The big surprise for me, though, has been the decision by captain Andrew Strauss to miss February’s tour of UAE and Bangladesh because he is jaded. England’s players will have four or five weeks off now before they fly out again and they have all said this team is a work in progress so you would have thought they would have wanted the captain at the helm for each step of the way. Strauss will also be missing the ICC World Twenty20 tournament in May, which will be another five weeks away from international cricket, so in my view there is more than enough time for him to recover.

Jimmy Anderson is also missing Bangladesh, but I can understand it from his point of view because he has been clearly struggling with a knee problem and it will give them a chance to sort that out. His omission has given Ajmal Shahzad an opportunity on his first senior tour after impressing for Yorkshire last season and with the England Performance Programme out in South Africa before Christmas and the experience of going on his first senior tour I am sure will be invaluable to his development.

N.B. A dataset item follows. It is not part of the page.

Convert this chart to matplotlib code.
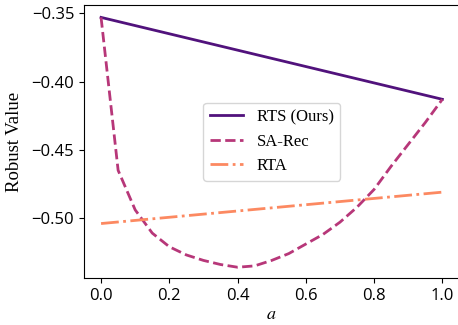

I was also surprised about the decision to only take two spinners with James Tredwell accompanying Graeme Swann on the trip. I would have thought Adil Rashid would have had a chance to play on wickets which would have suited him for a change and in my view they have take one spinner two few and one too many seamers.

They will encounter a Lions squad including Craig Kieswetter when they get out to UAE, who will form part of England's warm-up to their two Twenty20 Internationals against Pakistan. Craig is now qualified for England and fully committed to playing international cricket for them and hopefully this trip will be the next step on his journey towards achieving that. Another member of ISM’s stable, Hampshire batsman James Vince, has enjoyed an impressive start to the under-19 World Cup in New Zealand, claiming the man-of-the-match award during England’s opening victory against Hong Kong with 76 not out before hitting an unbeaten 49 in their second win over Afghanistan.